:: WHAT YOU ARE ASKED TO DO ::
Go through the material and write it all out exactly, minus the pictures.

:: SOURCE MATERIAL ::
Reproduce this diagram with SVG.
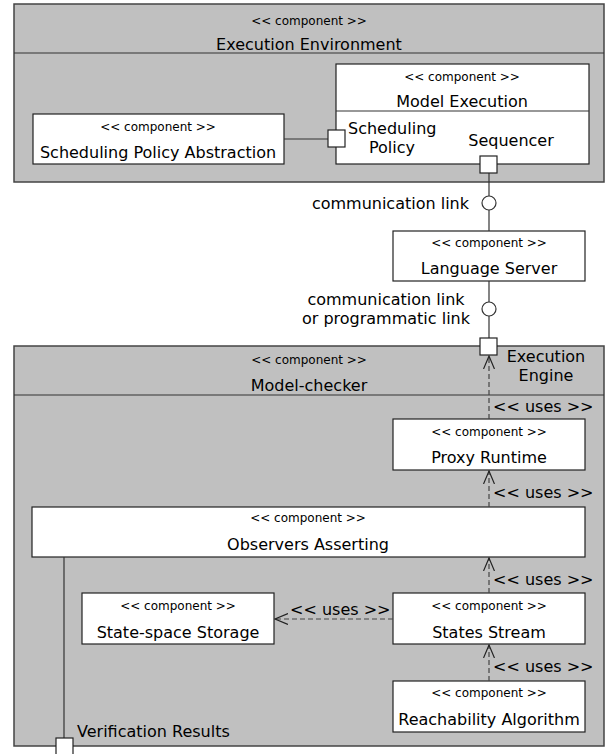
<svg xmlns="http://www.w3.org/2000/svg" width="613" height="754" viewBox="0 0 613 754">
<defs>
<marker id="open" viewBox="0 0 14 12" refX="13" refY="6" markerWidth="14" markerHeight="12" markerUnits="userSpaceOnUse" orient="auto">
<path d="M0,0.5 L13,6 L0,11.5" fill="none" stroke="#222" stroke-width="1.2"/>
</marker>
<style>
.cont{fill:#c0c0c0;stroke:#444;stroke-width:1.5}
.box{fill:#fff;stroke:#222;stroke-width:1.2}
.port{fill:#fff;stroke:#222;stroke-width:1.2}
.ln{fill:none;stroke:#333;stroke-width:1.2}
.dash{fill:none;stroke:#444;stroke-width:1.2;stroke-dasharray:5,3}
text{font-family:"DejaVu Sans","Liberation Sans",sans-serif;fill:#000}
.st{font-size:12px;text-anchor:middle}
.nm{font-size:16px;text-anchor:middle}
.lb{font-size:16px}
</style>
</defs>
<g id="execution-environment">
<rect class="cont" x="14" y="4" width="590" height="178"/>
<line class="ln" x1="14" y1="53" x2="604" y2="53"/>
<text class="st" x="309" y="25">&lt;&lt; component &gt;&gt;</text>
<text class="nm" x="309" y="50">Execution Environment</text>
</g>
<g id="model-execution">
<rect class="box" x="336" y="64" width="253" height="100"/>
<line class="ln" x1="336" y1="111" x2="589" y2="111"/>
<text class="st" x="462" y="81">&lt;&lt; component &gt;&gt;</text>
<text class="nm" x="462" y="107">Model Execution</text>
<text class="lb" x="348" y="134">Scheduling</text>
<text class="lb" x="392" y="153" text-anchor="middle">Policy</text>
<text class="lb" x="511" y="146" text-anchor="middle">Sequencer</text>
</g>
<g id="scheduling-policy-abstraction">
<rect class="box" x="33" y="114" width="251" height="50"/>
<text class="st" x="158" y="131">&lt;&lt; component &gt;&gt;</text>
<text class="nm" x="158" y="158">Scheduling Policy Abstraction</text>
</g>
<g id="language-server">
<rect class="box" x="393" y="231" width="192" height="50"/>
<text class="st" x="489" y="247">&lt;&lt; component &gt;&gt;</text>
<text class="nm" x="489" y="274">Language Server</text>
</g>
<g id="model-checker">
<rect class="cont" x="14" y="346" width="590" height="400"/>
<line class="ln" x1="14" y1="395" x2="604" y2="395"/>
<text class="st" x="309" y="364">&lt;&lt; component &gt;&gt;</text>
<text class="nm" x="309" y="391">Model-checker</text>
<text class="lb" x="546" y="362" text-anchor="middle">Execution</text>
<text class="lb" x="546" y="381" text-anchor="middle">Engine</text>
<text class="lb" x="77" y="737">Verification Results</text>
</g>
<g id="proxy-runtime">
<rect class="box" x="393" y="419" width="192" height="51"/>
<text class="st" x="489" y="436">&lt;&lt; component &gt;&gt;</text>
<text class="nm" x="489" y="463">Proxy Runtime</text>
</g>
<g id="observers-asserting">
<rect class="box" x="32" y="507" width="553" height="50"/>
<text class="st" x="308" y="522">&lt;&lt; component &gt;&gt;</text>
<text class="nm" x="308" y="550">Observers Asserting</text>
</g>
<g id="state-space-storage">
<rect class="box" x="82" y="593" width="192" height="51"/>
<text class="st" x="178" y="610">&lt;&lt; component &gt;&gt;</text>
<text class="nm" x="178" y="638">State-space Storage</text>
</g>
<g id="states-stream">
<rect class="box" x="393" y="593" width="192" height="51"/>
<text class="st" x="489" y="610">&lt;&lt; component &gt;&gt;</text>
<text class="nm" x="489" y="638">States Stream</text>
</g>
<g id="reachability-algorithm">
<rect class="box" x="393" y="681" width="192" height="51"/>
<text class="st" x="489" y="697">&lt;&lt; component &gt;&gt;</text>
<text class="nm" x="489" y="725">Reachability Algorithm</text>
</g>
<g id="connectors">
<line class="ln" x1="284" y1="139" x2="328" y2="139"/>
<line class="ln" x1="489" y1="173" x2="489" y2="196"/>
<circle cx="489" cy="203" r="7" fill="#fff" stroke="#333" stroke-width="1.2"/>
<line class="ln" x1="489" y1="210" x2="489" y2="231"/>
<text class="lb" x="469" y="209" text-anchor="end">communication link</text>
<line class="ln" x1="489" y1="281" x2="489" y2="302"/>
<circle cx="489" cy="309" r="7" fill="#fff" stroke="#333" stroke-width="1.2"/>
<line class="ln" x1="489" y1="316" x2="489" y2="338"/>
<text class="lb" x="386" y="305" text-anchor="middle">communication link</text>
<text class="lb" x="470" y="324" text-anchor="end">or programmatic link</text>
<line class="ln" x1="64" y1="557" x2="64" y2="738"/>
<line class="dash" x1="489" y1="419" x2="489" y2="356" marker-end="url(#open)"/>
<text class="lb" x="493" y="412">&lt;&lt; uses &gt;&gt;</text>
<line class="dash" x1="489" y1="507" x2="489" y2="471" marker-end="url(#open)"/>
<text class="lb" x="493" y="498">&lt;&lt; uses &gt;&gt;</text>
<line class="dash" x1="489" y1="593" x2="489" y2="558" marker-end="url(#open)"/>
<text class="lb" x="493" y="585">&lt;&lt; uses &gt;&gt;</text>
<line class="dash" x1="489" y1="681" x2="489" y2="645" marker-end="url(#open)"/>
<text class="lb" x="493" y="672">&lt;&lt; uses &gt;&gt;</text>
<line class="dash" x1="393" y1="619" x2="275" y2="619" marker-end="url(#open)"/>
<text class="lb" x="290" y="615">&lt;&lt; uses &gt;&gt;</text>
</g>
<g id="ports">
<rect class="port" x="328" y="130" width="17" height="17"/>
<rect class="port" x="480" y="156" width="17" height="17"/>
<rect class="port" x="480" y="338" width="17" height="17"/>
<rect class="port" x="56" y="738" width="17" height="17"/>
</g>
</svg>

:: FULL OUTPUT ::
Reproduce this diagram with SVG.
<svg xmlns="http://www.w3.org/2000/svg" width="613" height="754" viewBox="0 0 613 754">
<defs>
<marker id="open" viewBox="0 0 14 12" refX="13" refY="6" markerWidth="14" markerHeight="12" markerUnits="userSpaceOnUse" orient="auto">
<path d="M0,0.5 L13,6 L0,11.5" fill="none" stroke="#222" stroke-width="1.2"/>
</marker>
<style>
.cont{fill:#c0c0c0;stroke:#444;stroke-width:1.5}
.box{fill:#fff;stroke:#222;stroke-width:1.2}
.port{fill:#fff;stroke:#222;stroke-width:1.2}
.ln{fill:none;stroke:#333;stroke-width:1.2}
.dash{fill:none;stroke:#444;stroke-width:1.2;stroke-dasharray:5,3}
text{font-family:"DejaVu Sans","Liberation Sans",sans-serif;fill:#000}
.st{font-size:12px;text-anchor:middle}
.nm{font-size:16px;text-anchor:middle}
.lb{font-size:16px}
</style>
</defs>
<g id="execution-environment">
<rect class="cont" x="14" y="4" width="590" height="178"/>
<line class="ln" x1="14" y1="53" x2="604" y2="53"/>
<text class="st" x="309" y="25">&lt;&lt; component &gt;&gt;</text>
<text class="nm" x="309" y="50">Execution Environment</text>
</g>
<g id="model-execution">
<rect class="box" x="336" y="64" width="253" height="100"/>
<line class="ln" x1="336" y1="111" x2="589" y2="111"/>
<text class="st" x="462" y="81">&lt;&lt; component &gt;&gt;</text>
<text class="nm" x="462" y="107">Model Execution</text>
<text class="lb" x="348" y="134">Scheduling</text>
<text class="lb" x="392" y="153" text-anchor="middle">Policy</text>
<text class="lb" x="511" y="146" text-anchor="middle">Sequencer</text>
</g>
<g id="scheduling-policy-abstraction">
<rect class="box" x="33" y="114" width="251" height="50"/>
<text class="st" x="158" y="131">&lt;&lt; component &gt;&gt;</text>
<text class="nm" x="158" y="158">Scheduling Policy Abstraction</text>
</g>
<g id="language-server">
<rect class="box" x="393" y="231" width="192" height="50"/>
<text class="st" x="489" y="247">&lt;&lt; component &gt;&gt;</text>
<text class="nm" x="489" y="274">Language Server</text>
</g>
<g id="model-checker">
<rect class="cont" x="14" y="346" width="590" height="400"/>
<line class="ln" x1="14" y1="395" x2="604" y2="395"/>
<text class="st" x="309" y="364">&lt;&lt; component &gt;&gt;</text>
<text class="nm" x="309" y="391">Model-checker</text>
<text class="lb" x="546" y="362" text-anchor="middle">Execution</text>
<text class="lb" x="546" y="381" text-anchor="middle">Engine</text>
<text class="lb" x="77" y="737">Verification Results</text>
</g>
<g id="proxy-runtime">
<rect class="box" x="393" y="419" width="192" height="51"/>
<text class="st" x="489" y="436">&lt;&lt; component &gt;&gt;</text>
<text class="nm" x="489" y="463">Proxy Runtime</text>
</g>
<g id="observers-asserting">
<rect class="box" x="32" y="507" width="553" height="50"/>
<text class="st" x="308" y="522">&lt;&lt; component &gt;&gt;</text>
<text class="nm" x="308" y="550">Observers Asserting</text>
</g>
<g id="state-space-storage">
<rect class="box" x="82" y="593" width="192" height="51"/>
<text class="st" x="178" y="610">&lt;&lt; component &gt;&gt;</text>
<text class="nm" x="178" y="638">State-space Storage</text>
</g>
<g id="states-stream">
<rect class="box" x="393" y="593" width="192" height="51"/>
<text class="st" x="489" y="610">&lt;&lt; component &gt;&gt;</text>
<text class="nm" x="489" y="638">States Stream</text>
</g>
<g id="reachability-algorithm">
<rect class="box" x="393" y="681" width="192" height="51"/>
<text class="st" x="489" y="697">&lt;&lt; component &gt;&gt;</text>
<text class="nm" x="489" y="725">Reachability Algorithm</text>
</g>
<g id="connectors">
<line class="ln" x1="284" y1="139" x2="328" y2="139"/>
<line class="ln" x1="489" y1="173" x2="489" y2="196"/>
<circle cx="489" cy="203" r="7" fill="#fff" stroke="#333" stroke-width="1.2"/>
<line class="ln" x1="489" y1="210" x2="489" y2="231"/>
<text class="lb" x="469" y="209" text-anchor="end">communication link</text>
<line class="ln" x1="489" y1="281" x2="489" y2="302"/>
<circle cx="489" cy="309" r="7" fill="#fff" stroke="#333" stroke-width="1.2"/>
<line class="ln" x1="489" y1="316" x2="489" y2="338"/>
<text class="lb" x="386" y="305" text-anchor="middle">communication link</text>
<text class="lb" x="470" y="324" text-anchor="end">or programmatic link</text>
<line class="ln" x1="64" y1="557" x2="64" y2="738"/>
<line class="dash" x1="489" y1="419" x2="489" y2="356" marker-end="url(#open)"/>
<text class="lb" x="493" y="412">&lt;&lt; uses &gt;&gt;</text>
<line class="dash" x1="489" y1="507" x2="489" y2="471" marker-end="url(#open)"/>
<text class="lb" x="493" y="498">&lt;&lt; uses &gt;&gt;</text>
<line class="dash" x1="489" y1="593" x2="489" y2="558" marker-end="url(#open)"/>
<text class="lb" x="493" y="585">&lt;&lt; uses &gt;&gt;</text>
<line class="dash" x1="489" y1="681" x2="489" y2="645" marker-end="url(#open)"/>
<text class="lb" x="493" y="672">&lt;&lt; uses &gt;&gt;</text>
<line class="dash" x1="393" y1="619" x2="275" y2="619" marker-end="url(#open)"/>
<text class="lb" x="290" y="615">&lt;&lt; uses &gt;&gt;</text>
</g>
<g id="ports">
<rect class="port" x="328" y="130" width="17" height="17"/>
<rect class="port" x="480" y="156" width="17" height="17"/>
<rect class="port" x="480" y="338" width="17" height="17"/>
<rect class="port" x="56" y="738" width="17" height="17"/>
</g>
</svg>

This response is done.